**JOB:** Select each line where the word "matplotlib" appears.
= = = = =
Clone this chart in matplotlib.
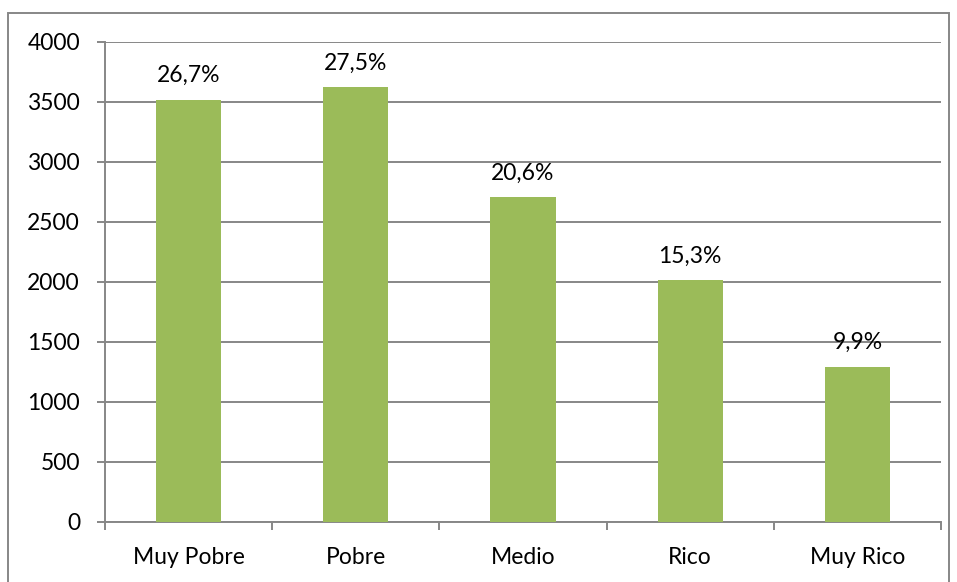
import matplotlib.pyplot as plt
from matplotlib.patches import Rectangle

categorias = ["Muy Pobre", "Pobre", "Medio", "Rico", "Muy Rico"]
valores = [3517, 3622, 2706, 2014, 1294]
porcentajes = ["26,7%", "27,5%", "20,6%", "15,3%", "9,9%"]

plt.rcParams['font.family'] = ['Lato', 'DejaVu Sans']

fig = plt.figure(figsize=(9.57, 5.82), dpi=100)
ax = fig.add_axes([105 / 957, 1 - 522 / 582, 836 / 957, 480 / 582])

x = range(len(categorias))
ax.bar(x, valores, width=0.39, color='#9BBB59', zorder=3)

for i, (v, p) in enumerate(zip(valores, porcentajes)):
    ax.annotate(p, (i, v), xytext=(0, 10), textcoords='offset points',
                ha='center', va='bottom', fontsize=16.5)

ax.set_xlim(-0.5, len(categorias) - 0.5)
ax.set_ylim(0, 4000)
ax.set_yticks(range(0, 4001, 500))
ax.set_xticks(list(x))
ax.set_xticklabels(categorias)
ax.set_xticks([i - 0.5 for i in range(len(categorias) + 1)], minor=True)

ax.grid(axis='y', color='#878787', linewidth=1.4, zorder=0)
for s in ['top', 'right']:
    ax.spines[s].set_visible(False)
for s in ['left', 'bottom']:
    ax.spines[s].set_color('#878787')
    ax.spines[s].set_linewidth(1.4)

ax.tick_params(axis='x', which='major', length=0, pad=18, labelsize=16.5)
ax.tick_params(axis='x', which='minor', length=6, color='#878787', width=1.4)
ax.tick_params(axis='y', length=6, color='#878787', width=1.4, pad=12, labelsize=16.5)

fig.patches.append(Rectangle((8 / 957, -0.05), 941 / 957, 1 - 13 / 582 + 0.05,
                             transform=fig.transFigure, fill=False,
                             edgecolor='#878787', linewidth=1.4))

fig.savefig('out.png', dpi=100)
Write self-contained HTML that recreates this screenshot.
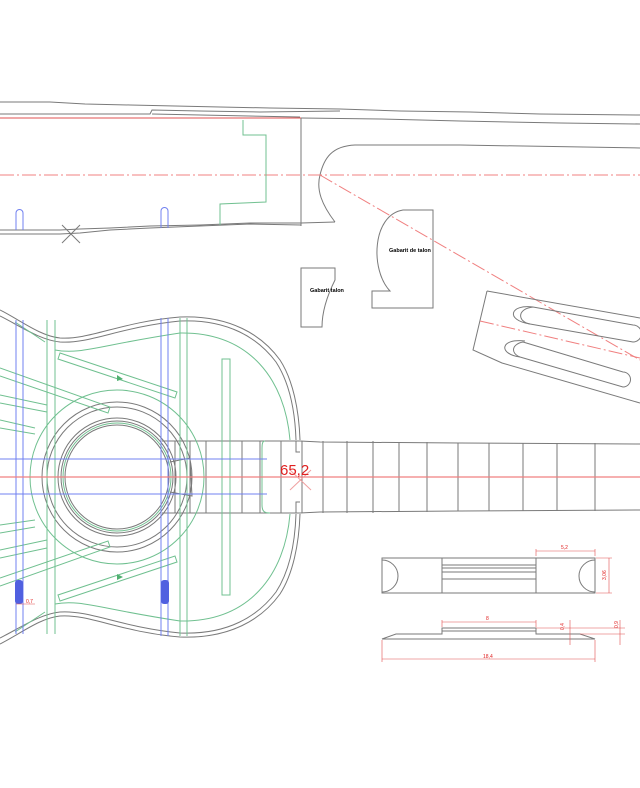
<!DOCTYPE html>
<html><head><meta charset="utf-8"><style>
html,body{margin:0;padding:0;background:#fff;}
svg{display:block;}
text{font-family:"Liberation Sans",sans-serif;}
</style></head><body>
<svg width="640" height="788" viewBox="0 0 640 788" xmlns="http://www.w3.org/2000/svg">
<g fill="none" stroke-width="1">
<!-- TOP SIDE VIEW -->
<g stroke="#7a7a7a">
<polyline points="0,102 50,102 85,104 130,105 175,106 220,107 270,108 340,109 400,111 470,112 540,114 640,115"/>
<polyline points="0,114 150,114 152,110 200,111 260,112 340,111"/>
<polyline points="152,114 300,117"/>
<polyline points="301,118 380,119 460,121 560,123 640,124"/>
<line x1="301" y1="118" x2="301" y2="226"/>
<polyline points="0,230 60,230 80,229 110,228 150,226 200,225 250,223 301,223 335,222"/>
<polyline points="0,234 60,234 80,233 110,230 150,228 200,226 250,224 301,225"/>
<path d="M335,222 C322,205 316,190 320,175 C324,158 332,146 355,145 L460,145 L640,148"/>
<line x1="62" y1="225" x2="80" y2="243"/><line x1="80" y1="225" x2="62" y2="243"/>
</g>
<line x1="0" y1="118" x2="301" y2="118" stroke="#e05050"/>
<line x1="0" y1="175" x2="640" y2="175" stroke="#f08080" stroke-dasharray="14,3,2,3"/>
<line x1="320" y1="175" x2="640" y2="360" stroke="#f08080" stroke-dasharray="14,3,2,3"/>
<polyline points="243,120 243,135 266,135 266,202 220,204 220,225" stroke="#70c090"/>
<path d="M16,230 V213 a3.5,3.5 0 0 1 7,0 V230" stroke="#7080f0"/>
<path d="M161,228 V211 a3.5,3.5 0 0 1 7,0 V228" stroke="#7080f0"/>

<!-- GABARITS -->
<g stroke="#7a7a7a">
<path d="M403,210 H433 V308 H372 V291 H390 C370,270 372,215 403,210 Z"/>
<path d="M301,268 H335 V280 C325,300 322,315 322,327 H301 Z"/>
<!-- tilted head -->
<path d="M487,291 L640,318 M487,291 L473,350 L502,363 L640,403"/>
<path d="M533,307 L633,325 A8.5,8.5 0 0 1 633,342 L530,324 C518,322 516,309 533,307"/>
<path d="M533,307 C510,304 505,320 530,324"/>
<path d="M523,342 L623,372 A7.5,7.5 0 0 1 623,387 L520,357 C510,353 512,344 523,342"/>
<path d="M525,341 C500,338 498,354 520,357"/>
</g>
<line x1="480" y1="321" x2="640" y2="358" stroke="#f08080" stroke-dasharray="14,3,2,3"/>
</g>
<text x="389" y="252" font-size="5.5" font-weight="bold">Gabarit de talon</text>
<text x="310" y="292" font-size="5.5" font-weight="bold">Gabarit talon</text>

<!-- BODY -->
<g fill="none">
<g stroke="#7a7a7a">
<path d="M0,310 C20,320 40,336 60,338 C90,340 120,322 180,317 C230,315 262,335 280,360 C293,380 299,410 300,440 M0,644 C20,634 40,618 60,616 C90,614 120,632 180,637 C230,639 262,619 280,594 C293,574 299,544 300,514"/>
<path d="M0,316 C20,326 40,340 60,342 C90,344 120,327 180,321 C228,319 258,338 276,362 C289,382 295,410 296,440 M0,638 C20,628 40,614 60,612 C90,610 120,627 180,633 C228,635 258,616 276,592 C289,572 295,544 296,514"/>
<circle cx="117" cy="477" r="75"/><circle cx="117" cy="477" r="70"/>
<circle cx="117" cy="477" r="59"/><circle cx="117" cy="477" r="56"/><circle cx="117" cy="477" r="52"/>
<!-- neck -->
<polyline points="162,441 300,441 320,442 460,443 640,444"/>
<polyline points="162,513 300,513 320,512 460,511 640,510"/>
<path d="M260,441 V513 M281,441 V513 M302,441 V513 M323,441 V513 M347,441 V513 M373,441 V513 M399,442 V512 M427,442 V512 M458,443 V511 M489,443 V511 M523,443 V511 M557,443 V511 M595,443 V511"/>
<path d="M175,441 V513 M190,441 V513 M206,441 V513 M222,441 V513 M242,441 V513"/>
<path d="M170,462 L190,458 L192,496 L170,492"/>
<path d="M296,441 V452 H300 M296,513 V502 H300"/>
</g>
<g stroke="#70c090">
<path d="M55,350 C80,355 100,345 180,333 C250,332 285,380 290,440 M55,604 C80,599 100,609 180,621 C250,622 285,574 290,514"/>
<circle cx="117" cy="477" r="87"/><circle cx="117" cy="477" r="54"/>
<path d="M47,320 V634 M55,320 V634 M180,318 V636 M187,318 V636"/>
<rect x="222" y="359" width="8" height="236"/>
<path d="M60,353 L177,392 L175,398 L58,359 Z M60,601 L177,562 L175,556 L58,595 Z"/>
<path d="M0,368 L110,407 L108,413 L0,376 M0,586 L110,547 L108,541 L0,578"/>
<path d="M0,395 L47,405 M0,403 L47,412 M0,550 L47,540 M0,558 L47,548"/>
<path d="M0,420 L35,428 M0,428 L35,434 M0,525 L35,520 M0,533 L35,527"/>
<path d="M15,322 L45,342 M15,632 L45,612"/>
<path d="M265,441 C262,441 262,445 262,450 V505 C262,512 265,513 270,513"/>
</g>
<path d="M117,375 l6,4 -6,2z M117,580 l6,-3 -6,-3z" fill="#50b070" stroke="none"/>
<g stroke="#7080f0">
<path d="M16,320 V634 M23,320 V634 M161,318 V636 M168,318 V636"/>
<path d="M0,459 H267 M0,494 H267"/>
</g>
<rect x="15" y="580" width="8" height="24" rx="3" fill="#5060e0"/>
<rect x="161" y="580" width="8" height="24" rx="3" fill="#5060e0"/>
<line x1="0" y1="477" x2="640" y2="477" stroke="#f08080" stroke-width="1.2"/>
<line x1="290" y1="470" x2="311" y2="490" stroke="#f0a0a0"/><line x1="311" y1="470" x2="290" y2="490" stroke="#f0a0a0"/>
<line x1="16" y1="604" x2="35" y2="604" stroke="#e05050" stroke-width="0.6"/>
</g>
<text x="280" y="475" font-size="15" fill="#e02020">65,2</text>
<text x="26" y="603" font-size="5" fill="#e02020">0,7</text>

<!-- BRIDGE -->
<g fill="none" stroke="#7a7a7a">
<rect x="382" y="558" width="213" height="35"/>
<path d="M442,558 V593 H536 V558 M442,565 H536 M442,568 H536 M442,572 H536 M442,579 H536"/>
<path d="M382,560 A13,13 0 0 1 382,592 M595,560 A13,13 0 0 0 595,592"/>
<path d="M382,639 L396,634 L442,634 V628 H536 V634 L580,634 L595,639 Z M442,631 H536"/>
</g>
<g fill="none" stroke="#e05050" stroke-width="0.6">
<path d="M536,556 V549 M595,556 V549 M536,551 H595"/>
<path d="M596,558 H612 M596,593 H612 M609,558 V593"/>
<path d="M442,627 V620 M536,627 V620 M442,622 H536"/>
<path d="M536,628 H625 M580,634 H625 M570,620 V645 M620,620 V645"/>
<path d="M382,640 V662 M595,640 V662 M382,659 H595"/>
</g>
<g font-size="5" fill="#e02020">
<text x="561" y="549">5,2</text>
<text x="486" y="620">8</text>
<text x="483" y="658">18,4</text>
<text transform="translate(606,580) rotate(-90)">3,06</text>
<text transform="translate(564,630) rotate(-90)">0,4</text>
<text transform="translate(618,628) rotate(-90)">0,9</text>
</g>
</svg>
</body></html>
= = = = =
**FULL OUTPUT:**
Clone this chart in matplotlib.
import matplotlib.pyplot as plt
from matplotlib.patches import Rectangle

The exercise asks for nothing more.